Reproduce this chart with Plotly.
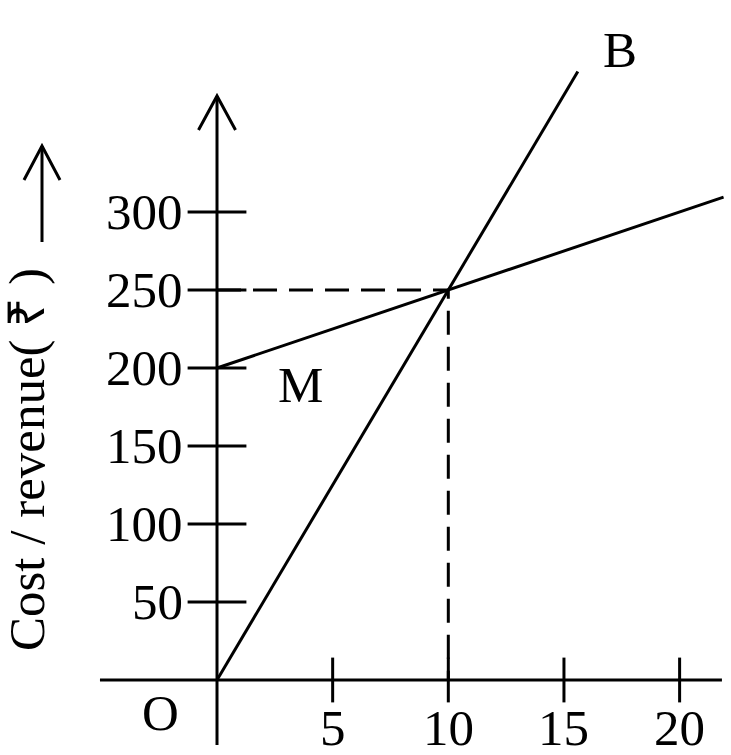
import plotly.graph_objects as go

W, H = 731, 755

# ---- data ----
x_ticks = [5, 10, 15, 20]
y_ticks = [50, 100, 150, 200, 250, 300]
revenue_x = [0, 15.6]          # line OB  (revenue = 25 x)
revenue_y = [0, 390]
cost_x = [0, 21.9]             # line M   (cost = 200 + 5 x)
cost_y = [200, 309.5]
breakeven_x = 10
breakeven_y = 250

# ---- scale / layout constants ----
X_RANGE = [-9.382, 22.222]
Y_RANGE = [-48.08, 435.9]
X_AXIS_EXT = [-5.06, 21.83]
Y_AXIS_EXT = [-41.7, 374.4]
FONT = "Liberation Serif"
LW = 3

def paper(px, py):
    return px / W, 1 - py / H

fig = go.Figure()

# cost line M
fig.add_trace(go.Scatter(x=cost_x, y=cost_y, mode="lines",
                         line=dict(color="black", width=LW), hoverinfo="skip"))
# revenue line OB
fig.add_trace(go.Scatter(x=revenue_x, y=revenue_y, mode="lines",
                         line=dict(color="black", width=LW), hoverinfo="skip"))
# break-even dashed guides
fig.add_trace(go.Scatter(x=[0, breakeven_x, breakeven_x], y=[breakeven_y, breakeven_y, 0],
                         mode="lines", line=dict(color="black", width=LW, dash="24px,12px"),
                         hoverinfo="skip"))
# tick marks (crossing the axes)
fig.add_trace(go.Scatter(x=x_ticks, y=[0] * len(x_ticks), mode="markers",
                         marker=dict(symbol="line-ns", size=32,
                                     line=dict(color="black", width=LW)), hoverinfo="skip"))
fig.add_trace(go.Scatter(x=[0] * len(y_ticks), y=y_ticks, mode="markers",
                         marker=dict(symbol="line-ew", size=42,
                                     line=dict(color="black", width=LW)), hoverinfo="skip"))

shapes = []
# axes
shapes.append(dict(type="line", xref="x", yref="y", x0=X_AXIS_EXT[0], x1=X_AXIS_EXT[1],
                   y0=0, y1=0, line=dict(color="black", width=LW)))
shapes.append(dict(type="line", xref="x", yref="y", x0=0, x1=0,
                   y0=Y_AXIS_EXT[0], y1=Y_AXIS_EXT[1], line=dict(color="black", width=LW)))
# y-axis arrowhead
top = Y_AXIS_EXT[1]
shapes.append(dict(type="path", xref="x", yref="y",
                   path=f"M -0.8,{top-21.8} L 0,{top} L 0.8,{top-21.8}",
                   line=dict(color="black", width=LW)))
# title arrow (pointing up)
ax0, ay0 = paper(42, 242)
ax1, ay1 = paper(42, 146)
shapes.append(dict(type="line", xref="paper", yref="paper", x0=ax0, y0=ay0, x1=ax1, y1=ay1,
                   line=dict(color="black", width=LW)))
l = paper(24, 180); r = paper(60, 180)
shapes.append(dict(type="path", xref="paper", yref="paper",
                   path=f"M {l[0]},{l[1]} L {ax1},{ay1} L {r[0]},{r[1]}",
                   line=dict(color="black", width=LW)))

ann = []
fs = 51
for v in y_ticks:
    ann.append(dict(x=0, y=v, xref="x", yref="y", text=str(v), showarrow=False,
                    xanchor="right", yanchor="middle", xshift=-32,
                    font=dict(family=FONT, size=fs, color="black")))
for v in x_ticks:
    ann.append(dict(x=v, y=0, xref="x", yref="y", text=str(v), showarrow=False,
                    xanchor="center", yanchor="middle", yshift=-48,
                    font=dict(family=FONT, size=fs, color="black")))
for txt, (px, py) in [("O", (160, 713)), ("M", (300, 385)), ("B", (620, 50))]:
    x, y = paper(px, py)
    ann.append(dict(x=x, y=y, xref="paper", yref="paper", text=txt, showarrow=False,
                    xanchor="center", yanchor="middle",
                    font=dict(family=FONT, size=fs, color="black")))
tx, ty = paper(27, 460)
ann.append(dict(x=tx, y=ty, xref="paper", yref="paper", text="Cost / revenue( ₹ )",
                showarrow=False, textangle=-90, xanchor="center", yanchor="middle",
                font=dict(family=FONT, size=fs, color="black")))

fig.update_layout(
    width=W, height=H, margin=dict(l=0, r=0, t=0, b=0),
    paper_bgcolor="white", plot_bgcolor="white", showlegend=False,
    xaxis=dict(range=X_RANGE, visible=False, fixedrange=True),
    yaxis=dict(range=Y_RANGE, visible=False, fixedrange=True),
    shapes=shapes, annotations=ann,
)
fig.write_html("out.html")
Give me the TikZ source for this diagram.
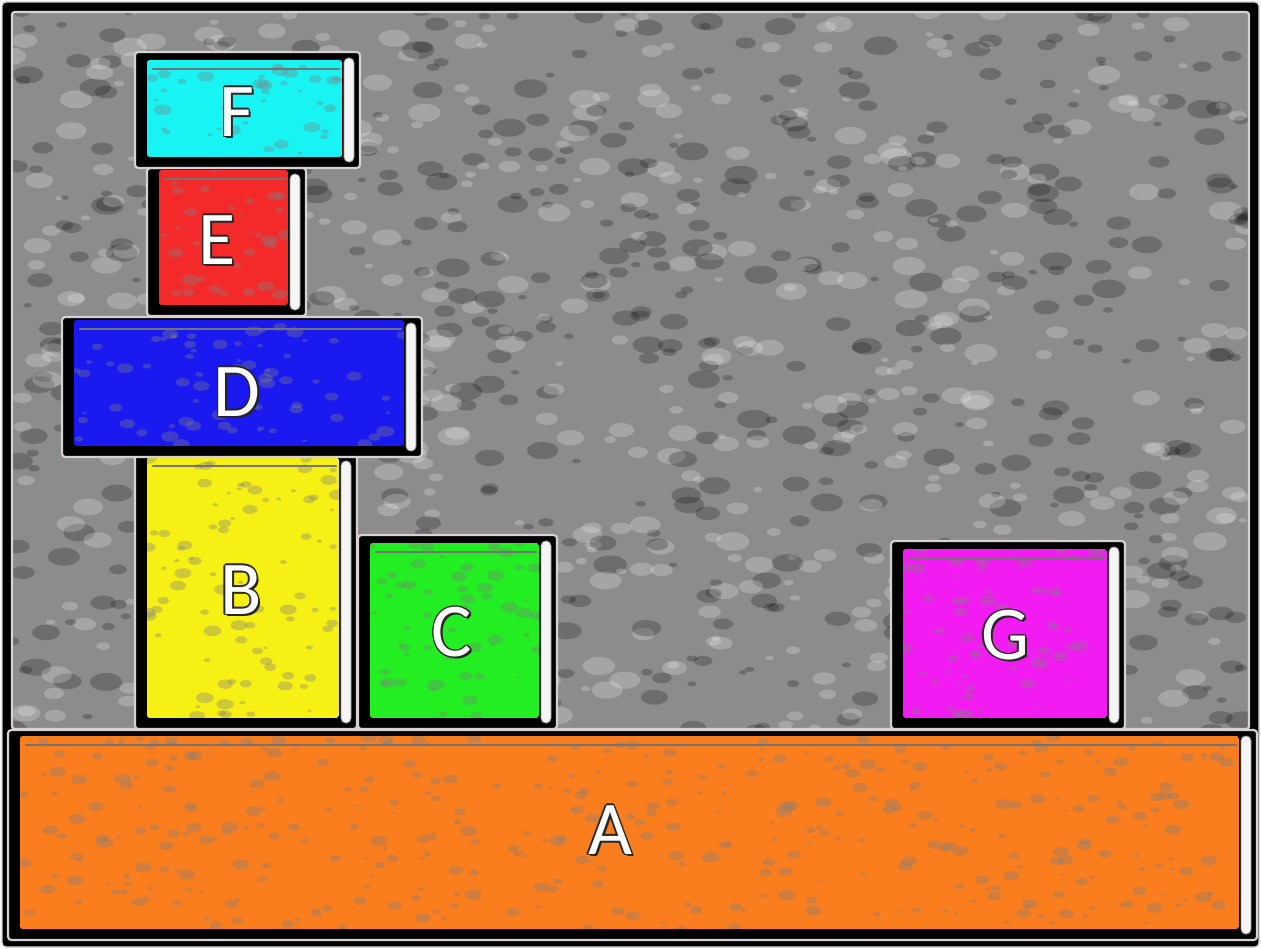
──────────────────────────────
REQUIRED WORK
Please quote exactly the run of lines that starts the entries and ends at the line containing "breakeven_y = 250", leaving out every picture.

PROBLEM SOLUTION
Reproduce this chart with Plotly.
import plotly.graph_objects as go

W, H = 731, 755

# ---- data ----
x_ticks = [5, 10, 15, 20]
y_ticks = [50, 100, 150, 200, 250, 300]
revenue_x = [0, 15.6]          # line OB  (revenue = 25 x)
revenue_y = [0, 390]
cost_x = [0, 21.9]             # line M   (cost = 200 + 5 x)
cost_y = [200, 309.5]
breakeven_x = 10
breakeven_y = 250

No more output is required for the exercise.